Problem description: Extract the listing in its entirety, keeping each line identical to the original.
------------------------------------------------
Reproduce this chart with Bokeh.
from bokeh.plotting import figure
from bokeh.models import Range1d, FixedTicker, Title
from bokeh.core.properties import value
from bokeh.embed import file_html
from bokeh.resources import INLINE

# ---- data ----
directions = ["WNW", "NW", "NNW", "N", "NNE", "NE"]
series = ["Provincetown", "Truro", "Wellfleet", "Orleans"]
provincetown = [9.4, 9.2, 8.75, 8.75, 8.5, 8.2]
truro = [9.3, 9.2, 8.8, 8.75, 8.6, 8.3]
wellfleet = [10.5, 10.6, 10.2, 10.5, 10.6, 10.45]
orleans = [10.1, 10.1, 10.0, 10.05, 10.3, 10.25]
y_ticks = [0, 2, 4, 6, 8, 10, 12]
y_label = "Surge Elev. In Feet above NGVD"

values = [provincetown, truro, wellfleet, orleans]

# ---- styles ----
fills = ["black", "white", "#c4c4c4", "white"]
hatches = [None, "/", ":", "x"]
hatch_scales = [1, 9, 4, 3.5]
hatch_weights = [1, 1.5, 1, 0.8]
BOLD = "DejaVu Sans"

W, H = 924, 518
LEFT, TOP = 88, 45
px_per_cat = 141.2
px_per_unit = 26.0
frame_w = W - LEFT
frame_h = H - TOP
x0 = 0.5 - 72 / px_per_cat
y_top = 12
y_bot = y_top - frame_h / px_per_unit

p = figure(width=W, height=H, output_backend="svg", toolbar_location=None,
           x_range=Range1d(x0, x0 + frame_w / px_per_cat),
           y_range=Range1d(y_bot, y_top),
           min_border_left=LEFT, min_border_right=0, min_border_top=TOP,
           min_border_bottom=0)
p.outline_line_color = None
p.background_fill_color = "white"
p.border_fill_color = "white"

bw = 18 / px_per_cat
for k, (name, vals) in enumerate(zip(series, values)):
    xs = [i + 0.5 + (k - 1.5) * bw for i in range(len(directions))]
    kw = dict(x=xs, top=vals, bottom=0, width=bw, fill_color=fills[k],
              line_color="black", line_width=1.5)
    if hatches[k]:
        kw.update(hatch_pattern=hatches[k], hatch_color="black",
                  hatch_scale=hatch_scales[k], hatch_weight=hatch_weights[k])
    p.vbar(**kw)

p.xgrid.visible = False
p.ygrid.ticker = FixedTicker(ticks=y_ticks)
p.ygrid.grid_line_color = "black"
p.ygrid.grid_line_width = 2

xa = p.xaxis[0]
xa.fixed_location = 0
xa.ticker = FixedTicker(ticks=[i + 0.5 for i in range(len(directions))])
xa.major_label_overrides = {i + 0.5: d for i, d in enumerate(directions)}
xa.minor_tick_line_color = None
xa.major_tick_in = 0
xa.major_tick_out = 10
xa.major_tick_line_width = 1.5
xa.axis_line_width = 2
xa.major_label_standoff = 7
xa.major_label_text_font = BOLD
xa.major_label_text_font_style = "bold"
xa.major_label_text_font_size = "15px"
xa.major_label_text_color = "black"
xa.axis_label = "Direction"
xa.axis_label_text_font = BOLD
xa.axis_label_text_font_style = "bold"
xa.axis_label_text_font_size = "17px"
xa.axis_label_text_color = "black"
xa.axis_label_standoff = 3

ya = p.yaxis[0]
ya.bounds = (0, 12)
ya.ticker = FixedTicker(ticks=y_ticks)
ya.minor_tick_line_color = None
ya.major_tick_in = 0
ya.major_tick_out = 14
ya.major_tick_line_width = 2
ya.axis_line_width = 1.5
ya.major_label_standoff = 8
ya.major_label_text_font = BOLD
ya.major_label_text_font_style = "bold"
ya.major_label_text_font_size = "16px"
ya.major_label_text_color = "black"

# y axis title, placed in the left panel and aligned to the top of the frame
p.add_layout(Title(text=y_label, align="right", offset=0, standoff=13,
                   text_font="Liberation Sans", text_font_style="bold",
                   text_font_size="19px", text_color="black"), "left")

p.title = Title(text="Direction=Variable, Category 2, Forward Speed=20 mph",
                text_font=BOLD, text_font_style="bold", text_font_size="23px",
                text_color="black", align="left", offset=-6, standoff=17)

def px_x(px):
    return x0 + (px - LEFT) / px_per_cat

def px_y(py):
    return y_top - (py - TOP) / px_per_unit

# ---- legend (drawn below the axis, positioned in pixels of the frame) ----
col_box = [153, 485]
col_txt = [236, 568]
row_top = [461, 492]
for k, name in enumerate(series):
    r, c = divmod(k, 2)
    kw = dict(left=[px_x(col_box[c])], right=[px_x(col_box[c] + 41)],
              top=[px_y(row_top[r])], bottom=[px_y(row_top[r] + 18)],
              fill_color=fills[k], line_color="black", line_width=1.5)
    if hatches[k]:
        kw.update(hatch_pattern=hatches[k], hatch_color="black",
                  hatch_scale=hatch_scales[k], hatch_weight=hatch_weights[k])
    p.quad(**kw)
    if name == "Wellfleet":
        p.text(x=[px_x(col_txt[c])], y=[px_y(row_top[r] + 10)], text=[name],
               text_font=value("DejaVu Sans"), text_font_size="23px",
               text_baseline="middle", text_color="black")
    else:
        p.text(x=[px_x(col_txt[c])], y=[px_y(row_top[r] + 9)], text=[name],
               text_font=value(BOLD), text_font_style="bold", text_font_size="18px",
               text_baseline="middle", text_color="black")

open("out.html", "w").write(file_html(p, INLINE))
------------------------------------------------
Response to the exercise:
Reproduce this chart with Bokeh.
from bokeh.plotting import figure
from bokeh.models import Range1d, FixedTicker, Title
from bokeh.core.properties import value
from bokeh.embed import file_html
from bokeh.resources import INLINE

# ---- data ----
directions = ["WNW", "NW", "NNW", "N", "NNE", "NE"]
series = ["Provincetown", "Truro", "Wellfleet", "Orleans"]
provincetown = [9.4, 9.2, 8.75, 8.75, 8.5, 8.2]
truro = [9.3, 9.2, 8.8, 8.75, 8.6, 8.3]
wellfleet = [10.5, 10.6, 10.2, 10.5, 10.6, 10.45]
orleans = [10.1, 10.1, 10.0, 10.05, 10.3, 10.25]
y_ticks = [0, 2, 4, 6, 8, 10, 12]
y_label = "Surge Elev. In Feet above NGVD"

values = [provincetown, truro, wellfleet, orleans]

# ---- styles ----
fills = ["black", "white", "#c4c4c4", "white"]
hatches = [None, "/", ":", "x"]
hatch_scales = [1, 9, 4, 3.5]
hatch_weights = [1, 1.5, 1, 0.8]
BOLD = "DejaVu Sans"

W, H = 924, 518
LEFT, TOP = 88, 45
px_per_cat = 141.2
px_per_unit = 26.0
frame_w = W - LEFT
frame_h = H - TOP
x0 = 0.5 - 72 / px_per_cat
y_top = 12
y_bot = y_top - frame_h / px_per_unit

p = figure(width=W, height=H, output_backend="svg", toolbar_location=None,
           x_range=Range1d(x0, x0 + frame_w / px_per_cat),
           y_range=Range1d(y_bot, y_top),
           min_border_left=LEFT, min_border_right=0, min_border_top=TOP,
           min_border_bottom=0)
p.outline_line_color = None
p.background_fill_color = "white"
p.border_fill_color = "white"

bw = 18 / px_per_cat
for k, (name, vals) in enumerate(zip(series, values)):
    xs = [i + 0.5 + (k - 1.5) * bw for i in range(len(directions))]
    kw = dict(x=xs, top=vals, bottom=0, width=bw, fill_color=fills[k],
              line_color="black", line_width=1.5)
    if hatches[k]:
        kw.update(hatch_pattern=hatches[k], hatch_color="black",
                  hatch_scale=hatch_scales[k], hatch_weight=hatch_weights[k])
    p.vbar(**kw)

p.xgrid.visible = False
p.ygrid.ticker = FixedTicker(ticks=y_ticks)
p.ygrid.grid_line_color = "black"
p.ygrid.grid_line_width = 2

xa = p.xaxis[0]
xa.fixed_location = 0
xa.ticker = FixedTicker(ticks=[i + 0.5 for i in range(len(directions))])
xa.major_label_overrides = {i + 0.5: d for i, d in enumerate(directions)}
xa.minor_tick_line_color = None
xa.major_tick_in = 0
xa.major_tick_out = 10
xa.major_tick_line_width = 1.5
xa.axis_line_width = 2
xa.major_label_standoff = 7
xa.major_label_text_font = BOLD
xa.major_label_text_font_style = "bold"
xa.major_label_text_font_size = "15px"
xa.major_label_text_color = "black"
xa.axis_label = "Direction"
xa.axis_label_text_font = BOLD
xa.axis_label_text_font_style = "bold"
xa.axis_label_text_font_size = "17px"
xa.axis_label_text_color = "black"
xa.axis_label_standoff = 3

ya = p.yaxis[0]
ya.bounds = (0, 12)
ya.ticker = FixedTicker(ticks=y_ticks)
ya.minor_tick_line_color = None
ya.major_tick_in = 0
ya.major_tick_out = 14
ya.major_tick_line_width = 2
ya.axis_line_width = 1.5
ya.major_label_standoff = 8
ya.major_label_text_font = BOLD
ya.major_label_text_font_style = "bold"
ya.major_label_text_font_size = "16px"
ya.major_label_text_color = "black"

# y axis title, placed in the left panel and aligned to the top of the frame
p.add_layout(Title(text=y_label, align="right", offset=0, standoff=13,
                   text_font="Liberation Sans", text_font_style="bold",
                   text_font_size="19px", text_color="black"), "left")

p.title = Title(text="Direction=Variable, Category 2, Forward Speed=20 mph",
                text_font=BOLD, text_font_style="bold", text_font_size="23px",
                text_color="black", align="left", offset=-6, standoff=17)

def px_x(px):
    return x0 + (px - LEFT) / px_per_cat

def px_y(py):
    return y_top - (py - TOP) / px_per_unit

# ---- legend (drawn below the axis, positioned in pixels of the frame) ----
col_box = [153, 485]
col_txt = [236, 568]
row_top = [461, 492]
for k, name in enumerate(series):
    r, c = divmod(k, 2)
    kw = dict(left=[px_x(col_box[c])], right=[px_x(col_box[c] + 41)],
              top=[px_y(row_top[r])], bottom=[px_y(row_top[r] + 18)],
              fill_color=fills[k], line_color="black", line_width=1.5)
    if hatches[k]:
        kw.update(hatch_pattern=hatches[k], hatch_color="black",
                  hatch_scale=hatch_scales[k], hatch_weight=hatch_weights[k])
    p.quad(**kw)
    if name == "Wellfleet":
        p.text(x=[px_x(col_txt[c])], y=[px_y(row_top[r] + 10)], text=[name],
               text_font=value("DejaVu Sans"), text_font_size="23px",
               text_baseline="middle", text_color="black")
    else:
        p.text(x=[px_x(col_txt[c])], y=[px_y(row_top[r] + 9)], text=[name],
               text_font=value(BOLD), text_font_style="bold", text_font_size="18px",
               text_baseline="middle", text_color="black")

open("out.html", "w").write(file_html(p, INLINE))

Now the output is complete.